McDonalds Real Fruit Smoothies – Really??

While I dislike government regulations as much as the next guy, there is one industry that really needs to be harnessed, regulated, gagged or just plain legislated to be honest in what they say.
The food industry has taken the role of providing nutritional intake to the people. Actually – that’s not true at all. The food industry has taken the role of providing their stockholders with regular and growing returns on their investments (ROI) – nutrition be damned!.
My thoughts on this will be shared in future posts but as we see the end of summer looming I thought to comment on the phenomena of the frozen fruit drink that many of our popular fast food establishments have added to their “Healthy Choice” menus this summer.

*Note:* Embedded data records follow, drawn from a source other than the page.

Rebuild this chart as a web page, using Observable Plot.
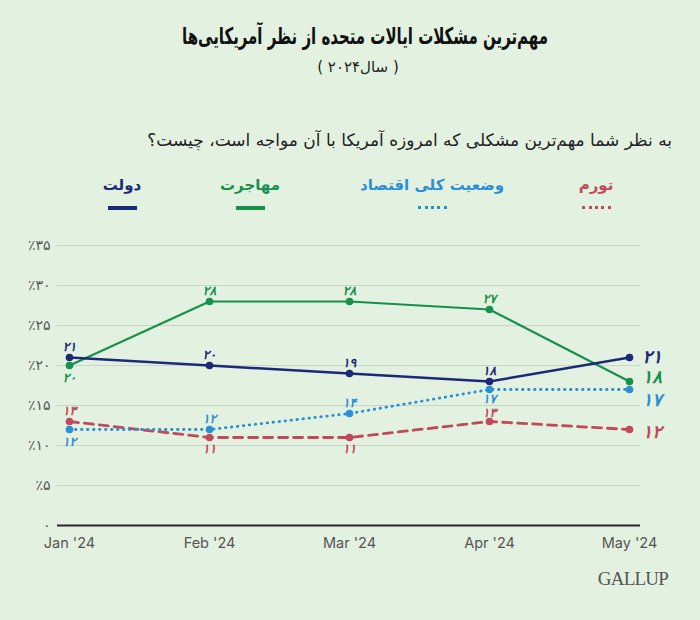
<!DOCTYPE html>
<html>
<head>
<meta charset="utf-8">
<script src="https://cdn.jsdelivr.net/npm/d3@7"></script>
<script src="https://cdn.jsdelivr.net/npm/@observablehq/plot@0.6"></script>
<style>
  html, body { margin: 0; padding: 0; }
  body { width: 700px; height: 620px; background: #e3f1e0; position: relative; overflow: hidden; font-family: "DejaVu Sans", "Noto Sans", sans-serif; }
  .abs { position: absolute; white-space: nowrap; }
  #title { top: 23px; left: 365px; font-weight: bold; font-size: 23px; color: #111; direction: rtl; transform-origin: center; }
  #subtitle { top: 58px; left: 0; width: 716px; text-align: center; font-size: 15px; color: #222; direction: rtl; }
  #question { top: 130px; right: 28px; font-size: 17px; color: #222; direction: rtl; }
  .leg { font-weight: bold; font-size: 15px; transform: translateX(-50%); direction: rtl; top: 176px; }
  .legline { top: 206px; height: 0; width: 29px; }
  #chart { position: absolute; left: 0; top: 225px; }
  #gallup { top: 568px; right: 32px; font-family: "Liberation Serif", "DejaVu Serif", serif; font-size: 19px; color: #555; letter-spacing: -0.8px; }
</style>
</head>
<body>
<div id="title" class="abs"></div>
<div id="subtitle" class="abs"></div>
<div id="question" class="abs"></div>
<div id="legend"></div>
<div id="chart"></div>
<div id="gallup" class="abs">GALLUP</div>
<script>
// ---- data ----
const months = ["Jan '24", "Feb '24", "Mar '24", "Apr '24", "May '24"];
const government = [21, 20, 19, 18, 21];
const immigration = [20, 28, 28, 27, 18];
const economy = [12, 12, 14, 17, 17];
const inflation = [13, 11, 11, 13, 12];
const seriesNames = ["دولت", "مهاجرت", "وضعیت کلی اقتصاد", "تورم"];
const yTicks = [0, 5, 10, 15, 20, 25, 30, 35];
const titleText = "مهم‌ترین مشکلات ایالات متحده از نظر آمریکایی‌ها";
const subtitleText = "( سال۲۰۲۴ )";
const questionText = "به نظر شما مهم‌ترین مشکلی که امروزه آمریکا با آن مواجه است، چیست؟";

// ---- styling / placement ----
const colors = ["#1b2a78", "#17904c", "#2b8fd3", "#c2485c"];
const dashes = [null, null, "0.5,5.5", "9,6"];
const widths = [2.5, 2.2, 2.8, 2.8];
const legendX = [122, 250, 432, 596];
// vertical label offsets (px) for the first four months; May labels sit to the right
const labelDy = [
  [-11, -11, -11, -11],
  [12, -11, -11, -11],
  [12, -11, -11, 9],
  [-11, 11, 11, -9]
];
const endDy = [0, -4, 11, 3];

const fa = n => String(n).replace(/\d/g, d => "۰۱۲۳۴۵۶۷۸۹"[d]);

const titleEl = document.getElementById("title");
titleEl.textContent = titleText;
const tw = titleEl.getBoundingClientRect().width;
const sx = 366 / tw;
titleEl.style.transform = `translateX(-50%) scaleX(${sx})`;
document.getElementById("subtitle").textContent = subtitleText;
document.getElementById("question").textContent = questionText;

// legend
const legend = document.getElementById("legend");
seriesNames.forEach((name, i) => {
  const t = document.createElement("div");
  t.className = "abs leg";
  t.style.left = legendX[i] + "px";
  t.style.color = colors[i];
  t.textContent = name;
  legend.appendChild(t);
  const l = document.createElement("div");
  l.className = "abs legline";
  l.style.left = (legendX[i] - 14) + "px";
  l.style.borderTop = dashes[i] ? `3px dotted ${colors[i]}` : `4px solid ${colors[i]}`;
  legend.appendChild(l);
});

const allSeries = [government, immigration, economy, inflation];
const rows = [];
allSeries.forEach((vals, s) => vals.forEach((v, m) => rows.push({
  series: s, month: months[m], m, value: v
})));

const order = [3, 2, 1, 0];
const font = "DejaVu Sans, sans-serif";
const labelMarks = [];
order.forEach(s => {
  const data = rows.filter(r => r.series === s);
  data.forEach(r => {
    if (r.m < 4) {
      labelMarks.push(Plot.text([r], { x: "month", y: "value", text: d => fa(d.value),
        fill: colors[s], fontSize: 12.5, fontWeight: "bold", fontStyle: "italic", fontFamily: font,
        dy: labelDy[s][r.m] }));
    } else {
      labelMarks.push(Plot.text([r], { x: "month", y: "value", text: d => fa(d.value),
        fill: colors[s], fontSize: 18, fontWeight: "bold", fontStyle: "italic", fontFamily: font,
        dx: 13, dy: endDy[s], textAnchor: "start" }));
    }
  });
});

const chart = Plot.plot({
  width: 700,
  height: 330,
  marginTop: 20,
  marginBottom: 30,
  marginLeft: 57,
  marginRight: 60,
  style: { background: "transparent", overflow: "visible" },
  x: { type: "point", domain: months, padding: 11 / 140, label: null },
  y: { domain: [0, 35], label: null },
  marks: [
    Plot.gridY(yTicks.filter(d => d > 0), { stroke: "#c9d6c6", strokeOpacity: 1, strokeWidth: 1 }),
    Plot.ruleY([0], { stroke: "#2a2a2a", strokeWidth: 2 }),
    Plot.axisY({ ticks: yTicks, tickSize: 0, tickPadding: 7, fontSize: 14, fill: "#555",
      tickFormat: d => d === 0 ? "۰" : "٪" + fa(d), fontFamily: "DejaVu Sans" }),
    Plot.axisX({ tickSize: 0, tickPadding: 12, fontSize: 14.5, fill: "#555", fontFamily: "Inter, Roboto, sans-serif" }),
    ...order.flatMap(s => {
      const data = rows.filter(r => r.series === s);
      return [
        Plot.line(data, { x: "month", y: "value", stroke: colors[s], strokeWidth: widths[s],
          strokeDasharray: dashes[s], strokeLinecap: dashes[s] ? "round" : "butt" }),
        Plot.dot(data, { x: "month", y: "value", r: 3.8, fill: colors[s] })
      ];
    }),
    ...labelMarks
  ]
});
document.getElementById("chart").appendChild(chart);
</script>
</body>
</html>
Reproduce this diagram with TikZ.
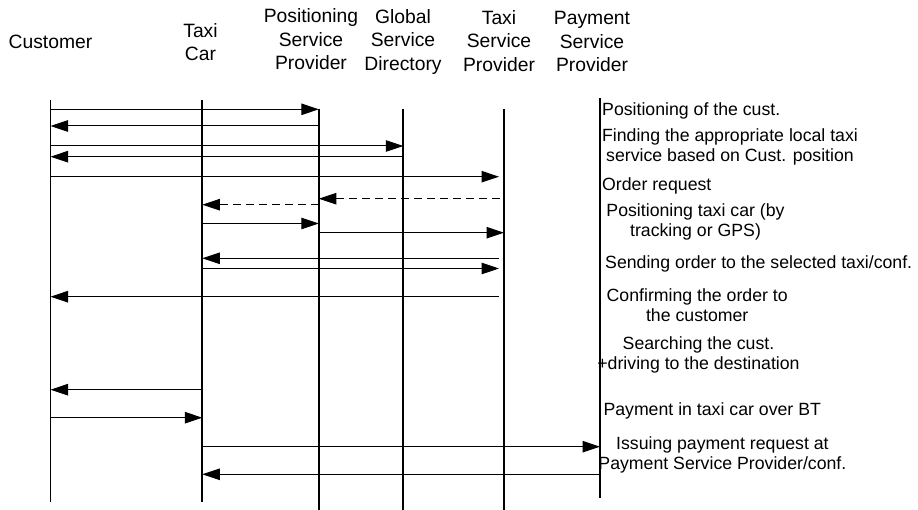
\documentclass[tikz,border=0pt]{standalone}
\usepackage{fontspec}
\setmainfont{Liberation Sans}
\usetikzlibrary{arrows.meta}

\begin{document}
\begin{tikzpicture}[x=1pt,y=-1pt,
  lifeline/.style={line width=1.7pt},
  msg/.style={line width=1pt,-{Triangle[length=17.5pt,width=11.5pt]}},
  reply/.style={msg,dash pattern=on 8pt off 5pt},
  head/.style={font=\fontsize{19.3}{23.5}\selectfont,align=center,inner sep=0pt},
  note/.style={font=\fontsize{17.7}{20.3}\selectfont,align=center,inner sep=0pt}]
\useasboundingbox (0,0) rectangle (918,510);

% lifeline positions
\coordinate (cu) at (50.5,0);
\coordinate (tc) at (202.3,0);
\coordinate (ps) at (318.8,0);
\coordinate (gd) at (403.3,0);
\coordinate (ts) at (504,0);
\coordinate (pp) at (600,0);

% participants
\node[head] (hcu) at (50.5,42) {Customer};
\node[head,anchor=north] (htc) at (200.5,23) {Taxi\\Car};
\node[head,anchor=north] (hps) at (311,8.8) {Positioning\\Service\\Provider};
\node[head,anchor=north] (hgd) at (403,9.3) {Global\\Service\\Directory};
\node[head,anchor=north] (hts) at (499,10.3) {Taxi\\Service\\Provider};
\node[head,anchor=north] (hpp) at (592,11.5) {Payment\\Service\\Provider};

% lifelines
\draw[lifeline] (cu |- 0,100) -- (cu |- 0,502);
\draw[lifeline] (tc |- 0,100) -- (tc |- 0,502);
\draw[lifeline] (ps |- 0,109) -- (ps |- 0,510);
\draw[lifeline] (gd |- 0,109) -- (gd |- 0,510);
\draw[lifeline] (ts |- 0,109) -- (ts |- 0,510);
\draw[lifeline] (pp |- 0,98) -- (pp |- 0,498);

% messages
\draw[msg] (cu |- 0,109.3) -- (ps |- 0,109.3);
\draw[msg] (ps |- 0,126) -- (cu |- 0,126);
\draw[msg] (cu |- 0,146) -- (gd |- 0,146);
\draw[msg] (gd |- 0,156.7) -- (cu |- 0,156.7);
\draw[msg] (cu |- 0,176.7) -- ([xshift=-5pt]ts |- 0,176.7);
\draw[reply] ([xshift=-4pt]ts |- 0,198.7) -- (ps |- 0,198.7);
\draw[reply] (ps |- 0,204.7) -- (tc |- 0,204.7);
\draw[msg] (tc |- 0,223.5) -- (ps |- 0,223.5);
\draw[msg] (ps |- 0,232.7) -- (ts |- 0,232.7);
\draw[msg] ([xshift=-5pt]ts |- 0,258.3) -- (tc |- 0,258.3);
\draw[msg] (tc |- 0,268.5) -- ([xshift=-5pt]ts |- 0,268.5);
\draw[msg] ([xshift=-5pt]ts |- 0,296.7) -- (cu |- 0,296.7);
\draw[msg] (tc |- 0,389.7) -- (cu |- 0,389.7);
\draw[msg] (cu |- 0,417.7) -- (tc |- 0,417.7);
\draw[msg] (tc |- 0,446.7) -- (pp |- 0,446.7);
\draw[msg] (pp |- 0,474.3) -- (tc |- 0,474.3);

% step descriptions
\node[note,anchor=base west] (n1) at (602,115.9) {Positioning of the cust.};
\node[note,anchor=north] (n2) at (730,128) {Finding the appropriate local taxi\\service based on Cust. position};
\node[note,anchor=base west] (n3) at (602,190.1) {Order request};
\node[note,anchor=north] (n4) at (695.5,203.2) {Positioning taxi car (by\\tracking or GPS)};
\node[note,anchor=base west] (n5) at (605,268.1) {Sending order to the selected taxi/conf.};
\node[note,anchor=north] (n6) at (697.2,288.1) {Confirming the order to\\the customer};
\node[note,anchor=north] (n7) at (698.5,336) {Searching the cust.\\+driving to the destination};
\node[note,anchor=base west] (n8) at (603.3,415.2) {Payment in taxi car over BT};
\node[note,anchor=north] (n9) at (722.4,436) {Issuing payment request at\\Payment Service Provider/conf.};
\end{tikzpicture}
\end{document}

In a conversation I had with a young employee at a McD’s recently, I asked her what exactly was in the fruit smoothies? She was quick to tell me how they recently discussed this at an employee meeting and she was excited to share the literature while she told me it was all natural fruit. Once she had the literature it was easy to point out to her the ingredient list which had sugar as the 2nd third and fourth ingredient in each of the fruit flavors. She was surprised to see that, especially as it was written clearly on the sheet the company used to promote the healthiness of the product.
Ingredients are listed in the order of quantity – the ingredient which is the largest volume comes first, second largest by volume second and so on.
I looked up the ingredients on line and found that a McD’s 12 oz Wild Berry Real Fruit Smoothie has 48 grams of Carbohydrates and 44 grams of Sugar. A quick look at a government Daily Recommended Intake chart (and I welcome corrections to my analysis) shows that an adult male or female should have about 130 grams of Carbohydrates for a whole day and that while sugars do not have a recommendation they should constitute no more than 25% of our energy intake.
My biggest motivation for not ordering from a fast food restaurant is usually the employees and the patrons. Look around and decide how you will choose to feed yourself. We need to be eating to provide nutrition and to enjoy the fellowship with others when we “break bread together”. Enjoy the conversation more and let the food maintain its place as a sustainer of life and a healthy constitution.